For any set $A\subseteq \mathbb R^n$ and $r>0$, denote by $rA$ the set $rA=\{ra\mid a\in A\}$. Let $B=B(0,1)$ be the unit ball.
Let $S\subseteq B\backslash \frac{1}{2}B$ be any measurable subset of measure $\lambda (S) \in (0,\lambda(B\backslash \frac{1}{2}B))$.
Let $$E=\bigcup_{k=0}^\infty \frac{1}{2^k}S,$$
and define $C=S\cup \frac{1}{2}B$.
Since $\lambda(E)=\lambda(C\cap E)=\lambda(B\cap E)\in (0,\lambda(B))$, and $\lambda(C)<\lambda(B)$, we have $$0<\frac{\lambda(B\cap E)}{\lambda(B)}<\frac{\lambda(C\cap E)}{\lambda(C)}<1.$$
Moreover, for each $k\in\mathbb N$, it is easy to see from the scale invariant nature of our construction that
$$\frac{\lambda(\frac{1}{2^k}B\cap E)}{\lambda(\frac{1}{2^k}B)}= \frac{\lambda(B\cap E)}{\lambda(B)}$$ and $$\frac{\lambda(\frac{1}{2^k}C\cap E)}{\lambda(\frac{1}{2^k}C)}= \frac{\lambda(C\cap E)}{\lambda(C)}.$$
Now, for each $r>0$ we define $k_r:=\lfloor\log_2\frac{1}{r}\rfloor$, so that $r\leq \frac{1}{2^{k_r}}<2r$, and define $C_r:=\frac{1}{2^{k_r}}C$. Then $C_r$ contains $\frac{1}{2^{k_r+1}}B\supseteq \frac{r}{2}B$ and is contained in $\frac{1}{2^{k_r}}B\subseteq 2rB$, and so satisfies the requirements.

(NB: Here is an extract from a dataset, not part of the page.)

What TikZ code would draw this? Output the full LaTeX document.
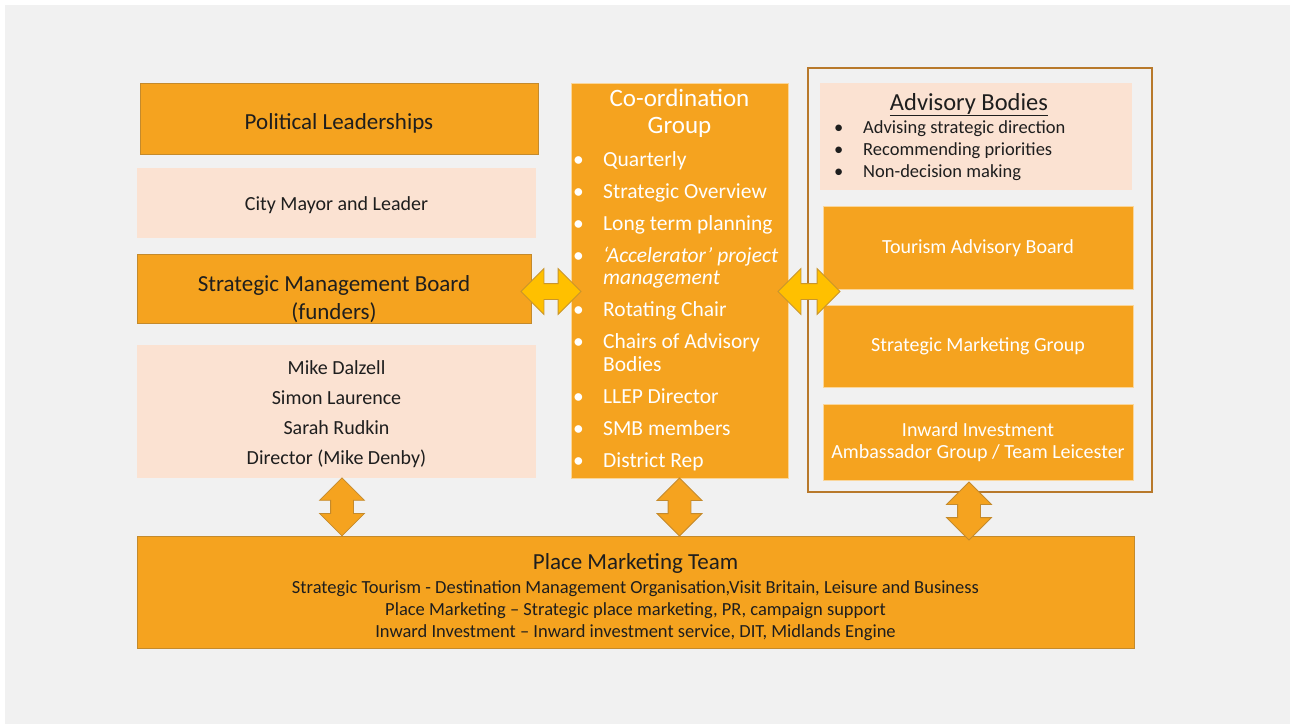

But then $$\lim_{r\to 0}\frac{\lambda(C_r\cap E)}{\lambda(C_r)}=\frac{\lambda (C\cap E)}{\lambda(C)}=:t\in (0,1)$$ (in fact the expression is constant in $r$), whereas for the subsequence $r_k=\frac{1}{2^k}$ we have $$\lim_{k\to \infty}\frac{\lambda(r_kB\cap E)}{\lambda(r_kB)}=\frac{\lambda (B\cap E)}{\lambda(B)}\neq t.$$
Finally, note that we can compute $t$ explicitly as $$t=\frac{\lambda(C\cap E)}{\lambda(C)}=\frac{\lambda(E)}{\lambda(C)} = \frac{\sum_{k=0}^\infty \frac{1}{2^{nk}}\lambda(S)}{\lambda(S)+\frac{1}{2^n}\lambda(B)} = \frac{\left(\frac{2^n}{2^n-1}\right)\lambda(S)}{\lambda(S)+\frac{1}{2^n}\lambda(B)} = \frac{\frac{2^n}{2^n-1}}{1+\frac{\lambda(B)}{2^n\lambda(S)}},$$ so $t$ varies between $0$ and $1$ as $\lambda(S)$ varies between $0$ and $\lambda(B\backslash \frac{1}{2}B)$, hence we obtain counterexamples for all $t\in (0,1)$.